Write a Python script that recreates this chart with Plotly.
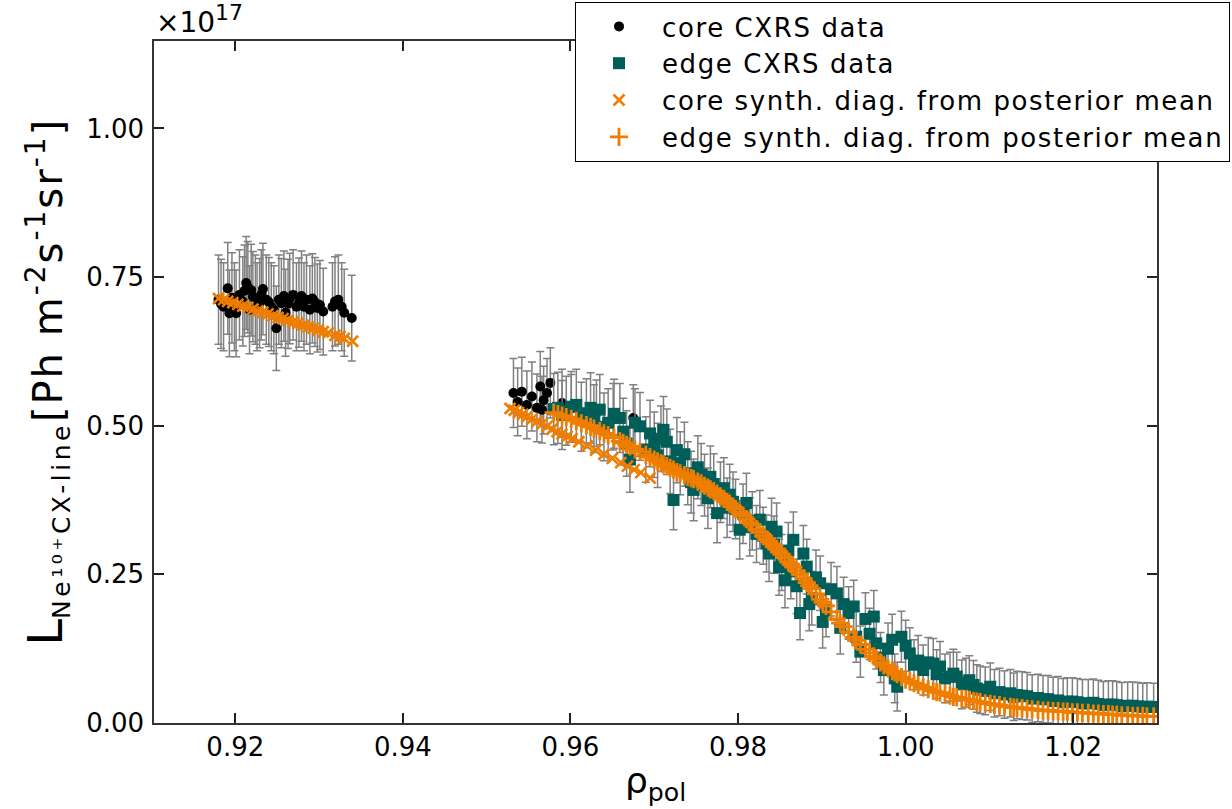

···

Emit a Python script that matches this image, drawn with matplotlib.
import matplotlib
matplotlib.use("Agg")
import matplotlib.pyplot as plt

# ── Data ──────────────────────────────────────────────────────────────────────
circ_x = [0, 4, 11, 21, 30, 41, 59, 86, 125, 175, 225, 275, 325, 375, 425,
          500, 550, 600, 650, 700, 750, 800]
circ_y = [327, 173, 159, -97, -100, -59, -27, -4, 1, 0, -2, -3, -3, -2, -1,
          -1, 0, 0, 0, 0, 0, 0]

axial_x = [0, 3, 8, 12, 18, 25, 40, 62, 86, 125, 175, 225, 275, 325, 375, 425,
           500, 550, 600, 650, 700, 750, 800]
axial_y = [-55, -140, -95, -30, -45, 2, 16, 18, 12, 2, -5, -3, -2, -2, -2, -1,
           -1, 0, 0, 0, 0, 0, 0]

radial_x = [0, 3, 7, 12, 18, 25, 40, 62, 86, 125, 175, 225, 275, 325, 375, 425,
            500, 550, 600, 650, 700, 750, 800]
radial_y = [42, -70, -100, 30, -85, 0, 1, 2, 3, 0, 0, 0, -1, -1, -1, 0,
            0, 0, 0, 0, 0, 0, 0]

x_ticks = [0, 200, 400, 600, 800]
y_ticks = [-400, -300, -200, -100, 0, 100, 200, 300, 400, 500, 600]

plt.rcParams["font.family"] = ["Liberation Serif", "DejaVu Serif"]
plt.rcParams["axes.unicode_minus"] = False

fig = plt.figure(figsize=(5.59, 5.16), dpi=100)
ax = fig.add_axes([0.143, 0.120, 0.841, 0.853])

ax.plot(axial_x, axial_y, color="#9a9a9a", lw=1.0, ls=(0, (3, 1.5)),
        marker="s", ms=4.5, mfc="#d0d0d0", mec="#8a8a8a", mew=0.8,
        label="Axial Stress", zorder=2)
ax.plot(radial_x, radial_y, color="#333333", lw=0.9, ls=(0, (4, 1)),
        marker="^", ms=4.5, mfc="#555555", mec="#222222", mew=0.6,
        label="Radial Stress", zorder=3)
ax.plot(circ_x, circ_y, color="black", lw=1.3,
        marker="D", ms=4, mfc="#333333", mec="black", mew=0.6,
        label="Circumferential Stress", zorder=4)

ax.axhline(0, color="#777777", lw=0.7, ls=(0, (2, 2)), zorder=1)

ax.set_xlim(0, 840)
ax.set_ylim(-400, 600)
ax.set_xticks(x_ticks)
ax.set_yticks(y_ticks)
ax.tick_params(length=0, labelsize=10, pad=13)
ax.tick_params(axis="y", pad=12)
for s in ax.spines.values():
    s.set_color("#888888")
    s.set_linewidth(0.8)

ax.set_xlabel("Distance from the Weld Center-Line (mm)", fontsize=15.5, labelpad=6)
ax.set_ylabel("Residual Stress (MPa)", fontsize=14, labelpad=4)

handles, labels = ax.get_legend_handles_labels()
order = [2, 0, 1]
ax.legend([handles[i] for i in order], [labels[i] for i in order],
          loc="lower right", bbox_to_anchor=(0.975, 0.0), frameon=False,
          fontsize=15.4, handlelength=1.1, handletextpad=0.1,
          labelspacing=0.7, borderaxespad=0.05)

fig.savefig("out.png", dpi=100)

···

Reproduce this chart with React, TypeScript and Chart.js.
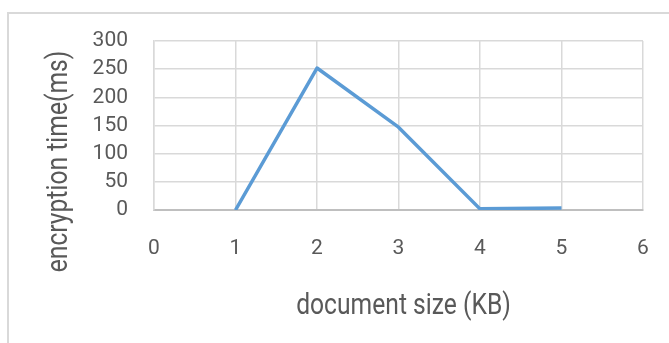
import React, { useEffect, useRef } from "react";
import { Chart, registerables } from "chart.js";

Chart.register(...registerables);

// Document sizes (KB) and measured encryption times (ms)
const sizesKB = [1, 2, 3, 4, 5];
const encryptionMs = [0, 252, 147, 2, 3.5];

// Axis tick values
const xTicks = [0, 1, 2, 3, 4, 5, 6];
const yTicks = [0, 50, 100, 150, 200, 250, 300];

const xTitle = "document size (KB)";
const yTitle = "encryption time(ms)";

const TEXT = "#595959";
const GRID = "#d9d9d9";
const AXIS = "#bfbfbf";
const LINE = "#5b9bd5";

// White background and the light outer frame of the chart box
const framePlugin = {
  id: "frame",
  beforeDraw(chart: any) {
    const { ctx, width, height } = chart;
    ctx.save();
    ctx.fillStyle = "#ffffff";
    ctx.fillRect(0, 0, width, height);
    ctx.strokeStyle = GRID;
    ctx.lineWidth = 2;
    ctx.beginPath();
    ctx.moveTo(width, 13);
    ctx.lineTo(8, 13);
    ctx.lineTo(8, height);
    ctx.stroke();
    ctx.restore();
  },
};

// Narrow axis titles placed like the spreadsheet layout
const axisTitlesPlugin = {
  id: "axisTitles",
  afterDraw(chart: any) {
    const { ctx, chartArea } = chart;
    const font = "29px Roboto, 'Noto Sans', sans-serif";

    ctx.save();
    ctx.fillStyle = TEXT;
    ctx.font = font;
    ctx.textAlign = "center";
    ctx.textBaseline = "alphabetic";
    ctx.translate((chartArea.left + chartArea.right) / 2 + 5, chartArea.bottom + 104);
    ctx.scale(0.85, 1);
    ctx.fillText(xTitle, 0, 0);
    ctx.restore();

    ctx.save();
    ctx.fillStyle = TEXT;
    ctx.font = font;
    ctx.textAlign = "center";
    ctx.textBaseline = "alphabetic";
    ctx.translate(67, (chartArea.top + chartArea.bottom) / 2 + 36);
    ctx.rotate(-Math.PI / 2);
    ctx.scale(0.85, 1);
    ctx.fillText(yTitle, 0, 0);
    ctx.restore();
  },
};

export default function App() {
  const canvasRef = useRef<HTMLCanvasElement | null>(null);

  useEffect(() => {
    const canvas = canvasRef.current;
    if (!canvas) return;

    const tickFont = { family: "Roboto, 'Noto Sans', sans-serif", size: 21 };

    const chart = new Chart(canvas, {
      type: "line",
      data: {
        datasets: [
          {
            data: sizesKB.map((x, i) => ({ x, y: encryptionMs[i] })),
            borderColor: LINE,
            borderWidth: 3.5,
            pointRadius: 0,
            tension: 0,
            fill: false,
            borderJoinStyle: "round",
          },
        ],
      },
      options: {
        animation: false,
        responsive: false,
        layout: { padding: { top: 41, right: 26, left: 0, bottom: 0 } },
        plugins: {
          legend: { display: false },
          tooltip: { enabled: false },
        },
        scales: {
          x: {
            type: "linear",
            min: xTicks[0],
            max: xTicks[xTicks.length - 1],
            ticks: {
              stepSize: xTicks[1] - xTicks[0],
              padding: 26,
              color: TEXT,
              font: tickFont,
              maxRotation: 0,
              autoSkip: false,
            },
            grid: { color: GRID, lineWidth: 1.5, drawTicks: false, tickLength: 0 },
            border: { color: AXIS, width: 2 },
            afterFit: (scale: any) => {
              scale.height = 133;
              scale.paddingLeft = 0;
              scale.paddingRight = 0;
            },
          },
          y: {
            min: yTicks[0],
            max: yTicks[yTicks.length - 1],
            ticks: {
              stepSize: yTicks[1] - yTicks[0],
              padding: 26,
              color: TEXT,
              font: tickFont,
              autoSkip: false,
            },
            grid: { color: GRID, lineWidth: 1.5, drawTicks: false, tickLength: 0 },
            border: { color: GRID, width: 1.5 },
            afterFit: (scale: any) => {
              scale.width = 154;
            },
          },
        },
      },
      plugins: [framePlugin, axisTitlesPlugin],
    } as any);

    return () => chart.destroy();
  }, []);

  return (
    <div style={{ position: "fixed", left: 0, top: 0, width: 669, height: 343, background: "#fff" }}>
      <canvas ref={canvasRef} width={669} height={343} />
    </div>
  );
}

···

Copy out exactly the lines from the one containing "Emit a Python" to the one containing "import matplotlib.pyplot as plt", both ends inclusive.

Emit a Python script that matches this image, drawn with matplotlib.
import matplotlib
matplotlib.use("Agg")
import matplotlib.pyplot as plt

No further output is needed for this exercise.